▶ **Required task**: Copy out all the lines in the records that include the word "this".

▶ **Data shown**:

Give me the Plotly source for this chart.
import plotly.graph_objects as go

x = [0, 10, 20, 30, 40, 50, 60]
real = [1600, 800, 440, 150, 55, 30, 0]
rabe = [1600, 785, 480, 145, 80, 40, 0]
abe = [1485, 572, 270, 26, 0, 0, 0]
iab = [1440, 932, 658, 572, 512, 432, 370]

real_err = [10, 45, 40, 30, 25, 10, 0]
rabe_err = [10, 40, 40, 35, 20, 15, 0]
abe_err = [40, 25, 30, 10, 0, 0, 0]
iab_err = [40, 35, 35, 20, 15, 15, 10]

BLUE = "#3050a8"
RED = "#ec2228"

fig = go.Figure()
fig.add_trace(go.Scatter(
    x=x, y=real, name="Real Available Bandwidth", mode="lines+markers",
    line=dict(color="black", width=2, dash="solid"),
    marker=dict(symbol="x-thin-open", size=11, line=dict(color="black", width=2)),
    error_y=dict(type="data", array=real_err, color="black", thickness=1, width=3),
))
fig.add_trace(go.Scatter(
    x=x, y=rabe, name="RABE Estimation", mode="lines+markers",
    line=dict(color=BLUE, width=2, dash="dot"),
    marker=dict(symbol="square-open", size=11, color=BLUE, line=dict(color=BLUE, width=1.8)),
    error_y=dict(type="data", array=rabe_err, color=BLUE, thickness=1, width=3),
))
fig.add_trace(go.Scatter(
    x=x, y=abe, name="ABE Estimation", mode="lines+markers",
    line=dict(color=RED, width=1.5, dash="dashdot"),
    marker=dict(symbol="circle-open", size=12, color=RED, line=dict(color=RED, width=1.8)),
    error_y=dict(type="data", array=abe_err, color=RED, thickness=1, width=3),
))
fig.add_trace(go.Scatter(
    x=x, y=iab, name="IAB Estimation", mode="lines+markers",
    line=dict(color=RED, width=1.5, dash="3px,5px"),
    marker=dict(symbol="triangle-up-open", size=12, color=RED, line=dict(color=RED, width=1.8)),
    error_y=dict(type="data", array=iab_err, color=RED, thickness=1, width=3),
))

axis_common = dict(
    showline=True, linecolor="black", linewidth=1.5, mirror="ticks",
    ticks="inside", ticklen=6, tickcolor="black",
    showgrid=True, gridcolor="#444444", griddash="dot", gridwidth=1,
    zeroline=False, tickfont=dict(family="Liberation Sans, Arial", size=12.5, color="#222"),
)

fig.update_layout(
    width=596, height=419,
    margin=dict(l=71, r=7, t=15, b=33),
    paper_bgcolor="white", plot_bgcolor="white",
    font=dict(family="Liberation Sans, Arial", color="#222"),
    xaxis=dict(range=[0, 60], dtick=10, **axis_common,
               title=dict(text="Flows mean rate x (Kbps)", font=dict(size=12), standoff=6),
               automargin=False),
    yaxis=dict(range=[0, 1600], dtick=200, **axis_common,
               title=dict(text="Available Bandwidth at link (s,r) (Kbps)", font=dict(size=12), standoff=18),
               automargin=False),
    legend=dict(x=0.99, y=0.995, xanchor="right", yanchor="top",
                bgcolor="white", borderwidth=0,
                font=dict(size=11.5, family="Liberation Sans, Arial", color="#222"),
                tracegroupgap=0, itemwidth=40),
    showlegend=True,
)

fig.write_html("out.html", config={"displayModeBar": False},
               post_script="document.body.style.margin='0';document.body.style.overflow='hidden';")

* * *

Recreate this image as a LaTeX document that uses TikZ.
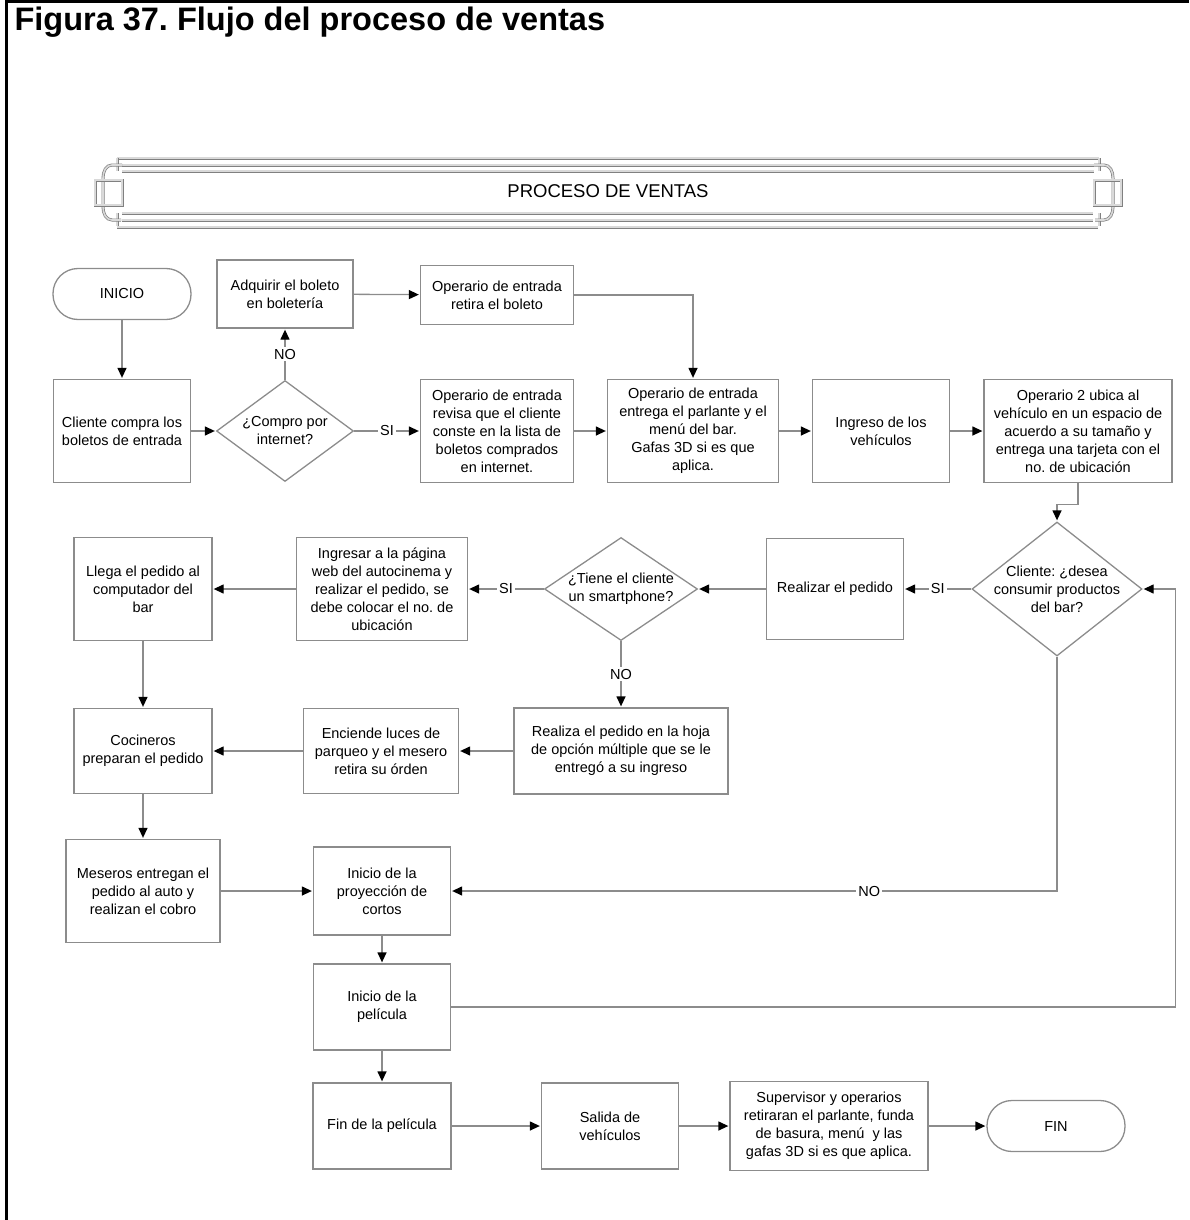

▶ **Answer**:
Give me the Plotly source for this chart.
Recreate this image as a LaTeX document that uses TikZ.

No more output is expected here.